Lloyds’ “base case” scenario used for estimating future losses now assumes the UK unemployment rate will reach 9 per cent in the fourth quarter of 2020, worse than the most severe downside scenario it considered at its last set of results in April.

However, Mr Horta-Osório said he was “very comfortable with our mortgage book” because the bank had consciously slowed down growth in mortgages after growing cautious about “exaggerated” house prices in recent years.

Lloyds added that it had seen some signs of improvement in recent weeks, with rising levels of consumer spending and housing market activity. However, the bank said the outlook “remains highly uncertain and the impact of lower rates and economic fragility will continue for at least the rest of the year”.

Overall revenues at the bank for the three months to June fell 21 per cent year on year, to £3.5bn, with lower demand and lower interest rates both weighing on income. Operating costs fell 6.5 per cent.

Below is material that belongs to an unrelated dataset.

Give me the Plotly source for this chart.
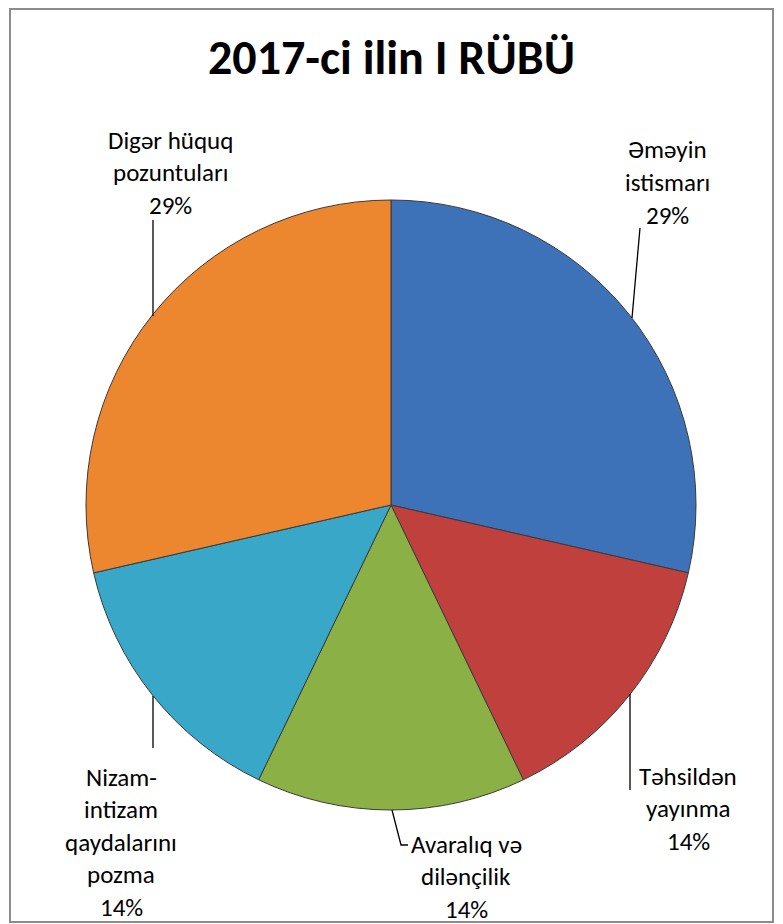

The results pushed Lloyds shares down more than 8 per cent in early trading. However, while the second-quarter provisions were higher than expected, analysts noted that the bank was slightly more optimistic about the outlook for the rest of the year, forecasting full-year impairments of between £4.5bn and £5.5bn, in line with previous forecasts.

Gary Greenwood, analyst at Shore Capital, said: “While Q2 represented an awful set of results, we think this could be a nadir in terms of quarterly profitability, with economy activity starting to improve and significant forward-looking provisions already set aside.”